For a moment yesterday, the distinction between worship and the rest of life disappeared. Upon reflection, and maybe because it was St. Patrick’s Day, I have begun to understand it as what the Celts called a “thin place.” In Christian Celtic spirituality the term “thin place” is used to describe an extraordinary encounter with the sacred in the midst of our ordinary lives. Scripture reminds us, “in [God] we live and move and have our being” (Acts 17:28), and so we have these two realms, God’s and ours, around us at all times. The boundary separating the two realms the Celts referred to as a veil, and every once in a while we are privileged to stand in a place where the veil is very thin, and heaven and earth meet. A “thin place” then, to use different words, is a moment when our world and worship embrace, when the distinction between our “spiritual lives” and our “everyday lives” disappears. 
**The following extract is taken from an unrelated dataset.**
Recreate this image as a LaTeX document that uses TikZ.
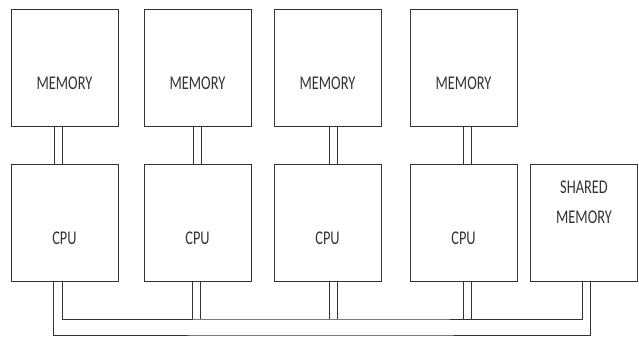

I was rushing to my office between services to drop off my guitar and change into my robe, when I was greeted by a member of the congregation in tears. I immediately invited the person into my office for a pastoral counseling session on the spot – one of the blessings of being an associate pastor is the flexibility to opt out of worship for a time such as this. After we chatted, prayed, and said goodbye, I looked at the clock and noted the service was only about half over. There was still time for me to participate in the sacrament of Holy Communion.

I quickly put on my robe and stole, attached my microphone and headed toward the communion table at the appropriate time. I participated in the liturgy, then served by tearing pieces of bread from the loaf and placing them in the waiting hands of our congregants as I said to each, “The body of Christ, broken for you.” It was then I found myself in the thin place, a sacred moment, a blending of the realms. 

I was overcome by the connection between the pastoral counseling session in my office and the sacrament in the sanctuary. Both of these acts were about offering the love of Christ to those who were longing, hurting, lonely, confused, afraid, desperate, angry, repentant, doubt-filled, hope-filled, humble, anxiety-ridden, and yet ready-to-receive. Both were moments when words did not come easy, yet connection was deep. The meal Jesus shared with his disciples on that Thursday afternoon; the meals he shared with the likes of Matthew, Zacchaeus, and the woman who dried his feet with her hair; and the conversations we have across the desk in the associate pastor’s office or a table in Starbucks are all connected. Christ is present in it all, meeting us in our brokenness, offering us his strength and peace. This is the essence of ministry. 

As associate pastors and other staff ministers, we often serve behind the scenes – planning events, developing ministry programs, making visits, keeping records, and the like. Yesterday I was reminded that all the ministry tasks for which I’m responsible are a means to an end and not the end themselves. The true goal is to offer Christ – across the desk, in the sacrament, and in our programming.